◆ Work to be completed
Quote every line below exactly as it reads.

◆ Source material
____

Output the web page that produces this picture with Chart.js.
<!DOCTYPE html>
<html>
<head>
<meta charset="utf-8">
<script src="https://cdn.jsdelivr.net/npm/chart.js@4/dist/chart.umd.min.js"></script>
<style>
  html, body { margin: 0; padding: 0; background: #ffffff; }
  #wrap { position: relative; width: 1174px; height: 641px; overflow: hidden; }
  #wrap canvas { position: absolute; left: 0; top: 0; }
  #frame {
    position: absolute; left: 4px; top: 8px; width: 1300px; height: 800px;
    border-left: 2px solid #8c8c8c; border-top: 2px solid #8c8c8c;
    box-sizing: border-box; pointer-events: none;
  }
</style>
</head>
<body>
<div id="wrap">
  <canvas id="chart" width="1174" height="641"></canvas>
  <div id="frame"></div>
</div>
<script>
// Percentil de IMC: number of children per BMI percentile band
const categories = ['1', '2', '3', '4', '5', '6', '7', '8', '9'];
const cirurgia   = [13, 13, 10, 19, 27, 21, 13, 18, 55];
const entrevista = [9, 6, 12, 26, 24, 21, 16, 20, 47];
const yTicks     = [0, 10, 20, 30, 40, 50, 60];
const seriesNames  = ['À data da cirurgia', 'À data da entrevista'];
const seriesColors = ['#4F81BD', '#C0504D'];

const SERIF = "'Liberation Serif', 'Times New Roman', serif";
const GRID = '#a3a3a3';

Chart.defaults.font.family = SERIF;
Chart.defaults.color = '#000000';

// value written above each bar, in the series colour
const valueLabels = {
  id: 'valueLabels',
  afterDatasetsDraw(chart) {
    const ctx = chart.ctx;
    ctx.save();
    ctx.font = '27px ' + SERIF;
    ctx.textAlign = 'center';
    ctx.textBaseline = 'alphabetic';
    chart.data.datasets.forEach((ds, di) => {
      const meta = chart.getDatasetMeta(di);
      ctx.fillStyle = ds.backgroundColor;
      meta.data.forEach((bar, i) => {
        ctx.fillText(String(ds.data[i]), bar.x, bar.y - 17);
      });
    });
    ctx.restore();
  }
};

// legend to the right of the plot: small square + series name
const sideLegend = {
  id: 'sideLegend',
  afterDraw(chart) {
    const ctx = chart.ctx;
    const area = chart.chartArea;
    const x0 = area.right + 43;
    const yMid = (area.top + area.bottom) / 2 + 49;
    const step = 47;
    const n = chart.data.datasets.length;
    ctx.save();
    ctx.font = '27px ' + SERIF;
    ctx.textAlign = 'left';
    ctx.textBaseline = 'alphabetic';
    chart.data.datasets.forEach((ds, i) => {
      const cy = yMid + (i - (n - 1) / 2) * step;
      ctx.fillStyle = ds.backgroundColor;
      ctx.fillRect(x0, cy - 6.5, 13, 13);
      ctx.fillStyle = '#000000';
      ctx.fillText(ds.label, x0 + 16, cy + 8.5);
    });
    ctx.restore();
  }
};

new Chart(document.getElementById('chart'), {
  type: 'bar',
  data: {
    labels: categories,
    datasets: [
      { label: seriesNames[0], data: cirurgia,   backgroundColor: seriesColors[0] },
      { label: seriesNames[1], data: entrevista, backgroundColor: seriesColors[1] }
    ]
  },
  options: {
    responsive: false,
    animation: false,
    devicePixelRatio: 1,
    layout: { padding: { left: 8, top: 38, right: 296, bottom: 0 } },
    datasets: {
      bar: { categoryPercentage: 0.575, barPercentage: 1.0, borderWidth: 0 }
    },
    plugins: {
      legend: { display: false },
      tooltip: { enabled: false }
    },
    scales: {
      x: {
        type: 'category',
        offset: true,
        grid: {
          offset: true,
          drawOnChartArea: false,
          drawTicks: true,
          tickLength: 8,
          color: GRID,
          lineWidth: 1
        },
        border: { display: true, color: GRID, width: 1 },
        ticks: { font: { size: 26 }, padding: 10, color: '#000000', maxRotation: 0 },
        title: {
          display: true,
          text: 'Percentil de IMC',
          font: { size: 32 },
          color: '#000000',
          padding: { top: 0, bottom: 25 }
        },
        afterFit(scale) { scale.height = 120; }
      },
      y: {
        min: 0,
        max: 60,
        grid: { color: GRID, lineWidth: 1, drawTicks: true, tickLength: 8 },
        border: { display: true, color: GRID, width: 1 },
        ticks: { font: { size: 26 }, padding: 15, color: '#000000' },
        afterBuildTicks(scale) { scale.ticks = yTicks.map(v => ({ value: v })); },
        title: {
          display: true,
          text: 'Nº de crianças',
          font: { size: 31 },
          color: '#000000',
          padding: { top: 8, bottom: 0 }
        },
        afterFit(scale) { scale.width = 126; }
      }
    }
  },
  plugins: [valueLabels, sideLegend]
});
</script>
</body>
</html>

____

◆ Right answer
Output the web page that produces this picture with Chart.js.
<!DOCTYPE html>
<html>
<head>
<meta charset="utf-8">
<script src="https://cdn.jsdelivr.net/npm/chart.js@4/dist/chart.umd.min.js"></script>
<style>
  html, body { margin: 0; padding: 0; background: #ffffff; }
  #wrap { position: relative; width: 1174px; height: 641px; overflow: hidden; }
  #wrap canvas { position: absolute; left: 0; top: 0; }
  #frame {
    position: absolute; left: 4px; top: 8px; width: 1300px; height: 800px;
    border-left: 2px solid #8c8c8c; border-top: 2px solid #8c8c8c;
    box-sizing: border-box; pointer-events: none;
  }
</style>
</head>
<body>
<div id="wrap">
  <canvas id="chart" width="1174" height="641"></canvas>
  <div id="frame"></div>
</div>
<script>
// Percentil de IMC: number of children per BMI percentile band
const categories = ['1', '2', '3', '4', '5', '6', '7', '8', '9'];
const cirurgia   = [13, 13, 10, 19, 27, 21, 13, 18, 55];
const entrevista = [9, 6, 12, 26, 24, 21, 16, 20, 47];
const yTicks     = [0, 10, 20, 30, 40, 50, 60];
const seriesNames  = ['À data da cirurgia', 'À data da entrevista'];
const seriesColors = ['#4F81BD', '#C0504D'];

const SERIF = "'Liberation Serif', 'Times New Roman', serif";
const GRID = '#a3a3a3';

Chart.defaults.font.family = SERIF;
Chart.defaults.color = '#000000';

// value written above each bar, in the series colour
const valueLabels = {
  id: 'valueLabels',
  afterDatasetsDraw(chart) {
    const ctx = chart.ctx;
    ctx.save();
    ctx.font = '27px ' + SERIF;
    ctx.textAlign = 'center';
    ctx.textBaseline = 'alphabetic';
    chart.data.datasets.forEach((ds, di) => {
      const meta = chart.getDatasetMeta(di);
      ctx.fillStyle = ds.backgroundColor;
      meta.data.forEach((bar, i) => {
        ctx.fillText(String(ds.data[i]), bar.x, bar.y - 17);
      });
    });
    ctx.restore();
  }
};

// legend to the right of the plot: small square + series name
const sideLegend = {
  id: 'sideLegend',
  afterDraw(chart) {
    const ctx = chart.ctx;
    const area = chart.chartArea;
    const x0 = area.right + 43;
    const yMid = (area.top + area.bottom) / 2 + 49;
    const step = 47;
    const n = chart.data.datasets.length;
    ctx.save();
    ctx.font = '27px ' + SERIF;
    ctx.textAlign = 'left';
    ctx.textBaseline = 'alphabetic';
    chart.data.datasets.forEach((ds, i) => {
      const cy = yMid + (i - (n - 1) / 2) * step;
      ctx.fillStyle = ds.backgroundColor;
      ctx.fillRect(x0, cy - 6.5, 13, 13);
      ctx.fillStyle = '#000000';
      ctx.fillText(ds.label, x0 + 16, cy + 8.5);
    });
    ctx.restore();
  }
};

new Chart(document.getElementById('chart'), {
  type: 'bar',
  data: {
    labels: categories,
    datasets: [
      { label: seriesNames[0], data: cirurgia,   backgroundColor: seriesColors[0] },
      { label: seriesNames[1], data: entrevista, backgroundColor: seriesColors[1] }
    ]
  },
  options: {
    responsive: false,
    animation: false,
    devicePixelRatio: 1,
    layout: { padding: { left: 8, top: 38, right: 296, bottom: 0 } },
    datasets: {
      bar: { categoryPercentage: 0.575, barPercentage: 1.0, borderWidth: 0 }
    },
    plugins: {
      legend: { display: false },
      tooltip: { enabled: false }
    },
    scales: {
      x: {
        type: 'category',
        offset: true,
        grid: {
          offset: true,
          drawOnChartArea: false,
          drawTicks: true,
          tickLength: 8,
          color: GRID,
          lineWidth: 1
        },
        border: { display: true, color: GRID, width: 1 },
        ticks: { font: { size: 26 }, padding: 10, color: '#000000', maxRotation: 0 },
        title: {
          display: true,
          text: 'Percentil de IMC',
          font: { size: 32 },
          color: '#000000',
          padding: { top: 0, bottom: 25 }
        },
        afterFit(scale) { scale.height = 120; }
      },
      y: {
        min: 0,
        max: 60,
        grid: { color: GRID, lineWidth: 1, drawTicks: true, tickLength: 8 },
        border: { display: true, color: GRID, width: 1 },
        ticks: { font: { size: 26 }, padding: 15, color: '#000000' },
        afterBuildTicks(scale) { scale.ticks = yTicks.map(v => ({ value: v })); },
        title: {
          display: true,
          text: 'Nº de crianças',
          font: { size: 31 },
          color: '#000000',
          padding: { top: 8, bottom: 0 }
        },
        afterFit(scale) { scale.width = 126; }
      }
    }
  },
  plugins: [valueLabels, sideLegend]
});
</script>
</body>
</html>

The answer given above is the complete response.